College brought another bummer world-ender. Solemn junk science books elbowed each other on the best-selling list. “The Population Bomb” by Paul Ehrlich was nearly complete fiction, predicting the end of the world by the 1970s. I may have missed something, but, except for mass whining in some corners, life seems to be rolling along just duckily. Rachel Carson’s “Silent Spring” was another leaky bucket of falsehoods and doomsday drivel. The first Earth Day was created, ironically, on Lenin’s birthday. This bears repeating, so I’m going to type it twice: You have to take care of your environment. 

You. Have. To. Take. Care. Of. Your. Environment. 

Can’t pour bleach over the carrot crop.  

I can’t say this cult that’s kidnapped the shingle of environmentalism is the cause of the current international state of mass hypnosis, victimhood, shaming, chronic dishonesty, political correctness, phantasmagorical thinking and sniveling snarkiness. Most, if not all of us, suffer from Wildebeest Butt Syndrome. We tend to find the most hairy and unattractive rear end and, nose an inch away, follow said rear end blindly. Sometimes to greener pastures. Sometimes to crocodile-infested waters. 

I remember being a boy, watching, with some trepidation, May Day parades with tanks and giant rockets endlessly rolling along and thousands of soldiers goose-stepping through Red Square. They surely seemed formidable. And intent on causing the destruction of me, a perfectly wonderful little kid, thousands of miles away.

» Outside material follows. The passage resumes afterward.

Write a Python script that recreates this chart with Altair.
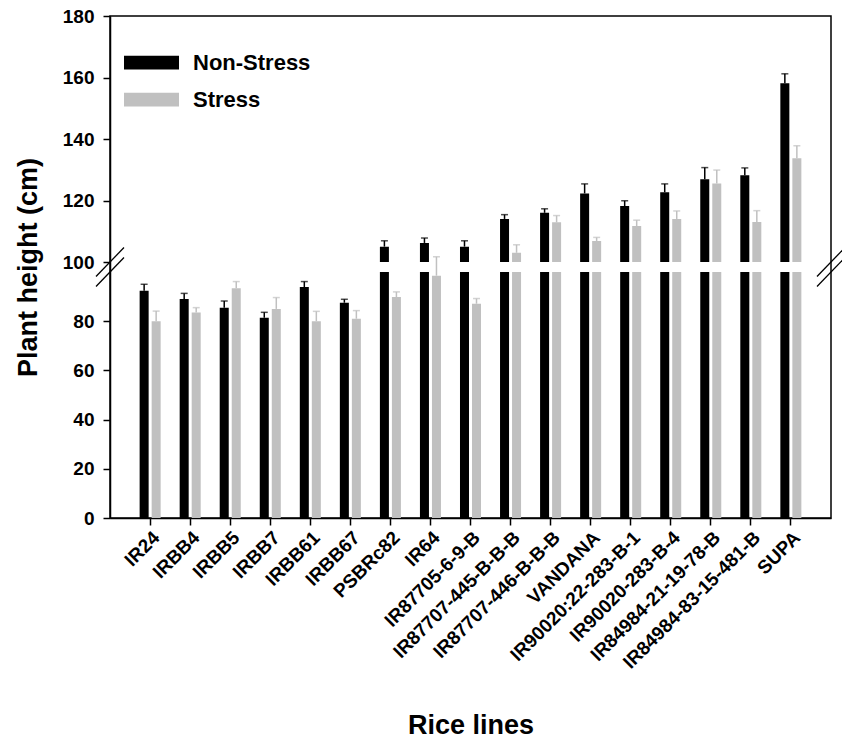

Somehow, the Nazis and U.S.S.R. ended up being the ones who imploded. 

As a child, I spent only a little bit of my time, little gluteus maximus in the air, asking the question: “When’s the last time they washed the floors?” practicing for annihilation of not just me, but a wonderful way of life.  

Who would have thought so many years later, I would consider ducking under my desk and covering my head over a fatal threat to America as innocuous as The Sissy. 

John Boston is a local writer currently with a lovely view of sheep grazing on the nearby hill. As of press time, none have blown up, died of frostbite, atomic bombs, hostile thoughts or political correctness.